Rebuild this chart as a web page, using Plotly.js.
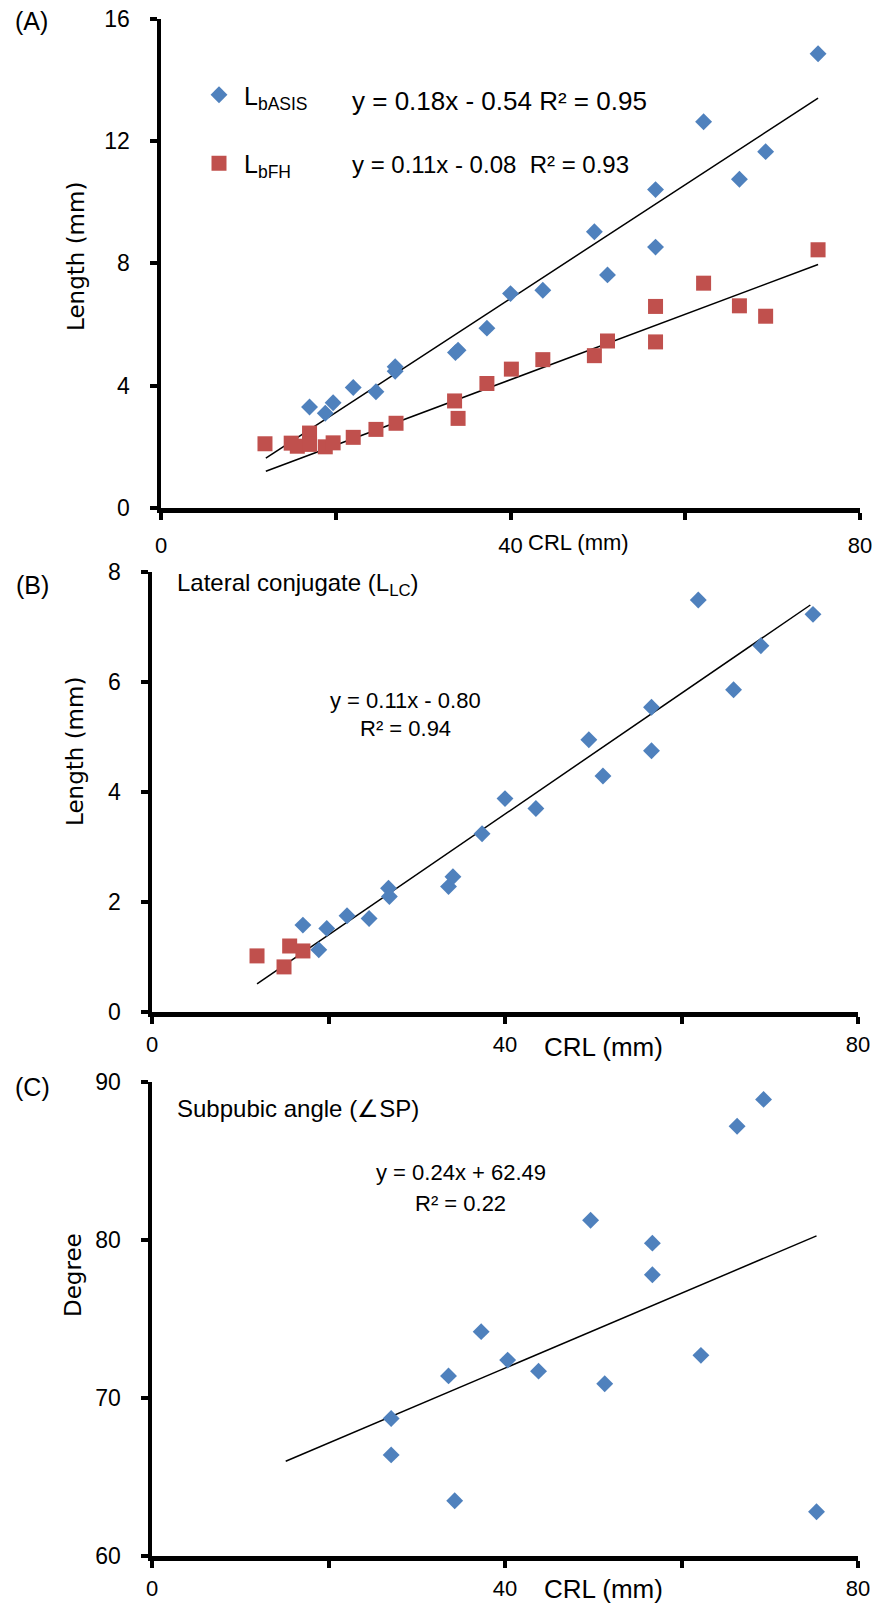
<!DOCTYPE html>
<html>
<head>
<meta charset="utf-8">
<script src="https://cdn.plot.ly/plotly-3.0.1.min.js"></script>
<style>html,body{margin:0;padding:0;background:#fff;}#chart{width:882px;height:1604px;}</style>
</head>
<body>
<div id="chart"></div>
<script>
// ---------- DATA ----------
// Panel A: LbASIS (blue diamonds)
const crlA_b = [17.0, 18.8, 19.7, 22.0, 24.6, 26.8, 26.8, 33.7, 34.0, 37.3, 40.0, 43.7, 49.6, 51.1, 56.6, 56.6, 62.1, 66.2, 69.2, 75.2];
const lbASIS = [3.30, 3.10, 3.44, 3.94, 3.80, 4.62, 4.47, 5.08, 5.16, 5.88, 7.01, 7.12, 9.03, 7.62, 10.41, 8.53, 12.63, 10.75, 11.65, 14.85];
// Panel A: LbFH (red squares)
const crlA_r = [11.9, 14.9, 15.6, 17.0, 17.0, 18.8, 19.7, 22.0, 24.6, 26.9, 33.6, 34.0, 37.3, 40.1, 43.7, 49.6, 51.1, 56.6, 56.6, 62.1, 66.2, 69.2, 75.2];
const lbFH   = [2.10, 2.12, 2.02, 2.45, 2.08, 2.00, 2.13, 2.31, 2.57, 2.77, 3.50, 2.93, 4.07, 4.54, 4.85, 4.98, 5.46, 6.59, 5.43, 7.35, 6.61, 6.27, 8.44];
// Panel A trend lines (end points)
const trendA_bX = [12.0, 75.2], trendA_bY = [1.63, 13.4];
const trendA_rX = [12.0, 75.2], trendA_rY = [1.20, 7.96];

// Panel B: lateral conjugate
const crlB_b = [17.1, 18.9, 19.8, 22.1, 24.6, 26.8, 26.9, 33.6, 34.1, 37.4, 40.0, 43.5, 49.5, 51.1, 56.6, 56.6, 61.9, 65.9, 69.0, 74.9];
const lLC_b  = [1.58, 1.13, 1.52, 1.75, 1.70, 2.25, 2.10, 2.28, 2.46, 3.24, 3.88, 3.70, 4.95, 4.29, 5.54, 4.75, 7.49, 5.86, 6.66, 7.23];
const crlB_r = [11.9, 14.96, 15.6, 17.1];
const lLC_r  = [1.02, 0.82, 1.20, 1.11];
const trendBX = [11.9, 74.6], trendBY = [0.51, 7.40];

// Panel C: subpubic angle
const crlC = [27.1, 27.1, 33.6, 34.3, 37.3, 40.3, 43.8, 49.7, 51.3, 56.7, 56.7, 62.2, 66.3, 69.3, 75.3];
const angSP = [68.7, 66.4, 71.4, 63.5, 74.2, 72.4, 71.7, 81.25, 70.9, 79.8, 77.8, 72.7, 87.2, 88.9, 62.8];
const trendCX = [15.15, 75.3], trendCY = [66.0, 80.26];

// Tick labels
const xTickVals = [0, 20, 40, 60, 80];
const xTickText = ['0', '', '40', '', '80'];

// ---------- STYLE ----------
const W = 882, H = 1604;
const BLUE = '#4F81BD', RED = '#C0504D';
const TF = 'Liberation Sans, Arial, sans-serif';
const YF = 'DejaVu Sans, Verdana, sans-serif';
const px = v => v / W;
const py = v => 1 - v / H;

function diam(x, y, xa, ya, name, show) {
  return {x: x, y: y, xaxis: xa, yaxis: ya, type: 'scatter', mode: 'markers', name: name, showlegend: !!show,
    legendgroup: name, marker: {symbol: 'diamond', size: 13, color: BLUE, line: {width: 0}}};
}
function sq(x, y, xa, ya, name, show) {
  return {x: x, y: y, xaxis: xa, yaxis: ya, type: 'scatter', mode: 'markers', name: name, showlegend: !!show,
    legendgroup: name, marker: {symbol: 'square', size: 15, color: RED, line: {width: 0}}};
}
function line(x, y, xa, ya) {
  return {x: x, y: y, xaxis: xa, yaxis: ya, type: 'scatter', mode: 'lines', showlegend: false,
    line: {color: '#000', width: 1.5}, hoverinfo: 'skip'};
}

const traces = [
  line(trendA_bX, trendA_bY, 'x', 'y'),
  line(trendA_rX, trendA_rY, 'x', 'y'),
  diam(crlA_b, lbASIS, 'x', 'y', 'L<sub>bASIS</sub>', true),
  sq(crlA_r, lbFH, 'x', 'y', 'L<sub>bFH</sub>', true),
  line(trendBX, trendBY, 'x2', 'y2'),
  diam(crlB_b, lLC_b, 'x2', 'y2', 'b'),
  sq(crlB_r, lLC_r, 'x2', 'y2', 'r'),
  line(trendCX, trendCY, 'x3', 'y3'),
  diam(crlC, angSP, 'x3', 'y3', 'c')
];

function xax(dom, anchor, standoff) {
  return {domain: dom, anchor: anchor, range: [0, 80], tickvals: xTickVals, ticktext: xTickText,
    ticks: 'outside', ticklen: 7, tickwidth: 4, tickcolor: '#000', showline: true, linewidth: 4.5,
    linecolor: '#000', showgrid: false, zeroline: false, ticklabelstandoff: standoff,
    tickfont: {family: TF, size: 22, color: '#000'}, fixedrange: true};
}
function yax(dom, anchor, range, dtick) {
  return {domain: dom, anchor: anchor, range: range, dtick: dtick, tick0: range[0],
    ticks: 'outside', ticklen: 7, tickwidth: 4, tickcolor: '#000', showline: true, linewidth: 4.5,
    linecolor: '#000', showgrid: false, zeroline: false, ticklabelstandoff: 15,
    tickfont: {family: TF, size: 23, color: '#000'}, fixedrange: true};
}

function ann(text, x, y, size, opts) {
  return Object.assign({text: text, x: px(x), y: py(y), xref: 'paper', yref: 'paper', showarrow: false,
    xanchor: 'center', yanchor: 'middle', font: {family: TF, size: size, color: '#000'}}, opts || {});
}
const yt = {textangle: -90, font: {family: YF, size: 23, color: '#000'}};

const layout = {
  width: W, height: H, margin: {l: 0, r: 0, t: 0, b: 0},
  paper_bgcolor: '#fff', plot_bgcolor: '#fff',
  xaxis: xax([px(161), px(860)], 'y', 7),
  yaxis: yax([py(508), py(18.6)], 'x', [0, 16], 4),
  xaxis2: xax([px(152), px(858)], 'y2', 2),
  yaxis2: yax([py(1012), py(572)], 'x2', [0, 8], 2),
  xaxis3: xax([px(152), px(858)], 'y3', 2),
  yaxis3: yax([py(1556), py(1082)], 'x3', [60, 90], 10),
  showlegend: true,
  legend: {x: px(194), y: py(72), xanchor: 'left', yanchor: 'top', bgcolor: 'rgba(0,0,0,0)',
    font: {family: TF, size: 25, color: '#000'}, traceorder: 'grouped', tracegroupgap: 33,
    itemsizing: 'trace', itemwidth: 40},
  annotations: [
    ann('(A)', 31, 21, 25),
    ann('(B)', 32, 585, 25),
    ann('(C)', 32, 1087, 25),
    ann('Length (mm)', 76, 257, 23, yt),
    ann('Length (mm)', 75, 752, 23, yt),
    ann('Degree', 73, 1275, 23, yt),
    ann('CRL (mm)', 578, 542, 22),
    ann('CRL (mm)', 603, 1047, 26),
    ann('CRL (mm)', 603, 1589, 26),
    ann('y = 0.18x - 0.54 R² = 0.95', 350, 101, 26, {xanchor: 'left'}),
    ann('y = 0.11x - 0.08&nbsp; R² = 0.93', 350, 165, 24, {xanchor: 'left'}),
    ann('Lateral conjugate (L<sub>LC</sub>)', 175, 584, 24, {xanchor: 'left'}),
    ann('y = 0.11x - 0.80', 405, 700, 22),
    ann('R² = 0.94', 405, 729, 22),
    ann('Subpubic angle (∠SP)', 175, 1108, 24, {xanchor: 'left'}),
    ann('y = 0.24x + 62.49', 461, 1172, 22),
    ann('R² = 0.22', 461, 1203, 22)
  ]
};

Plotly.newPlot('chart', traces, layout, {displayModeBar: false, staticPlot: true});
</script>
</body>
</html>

■ **Aim of the task**: Check each line above for the string "chart" and report how many lines have it, giving only the number.

■ **Answer**: 4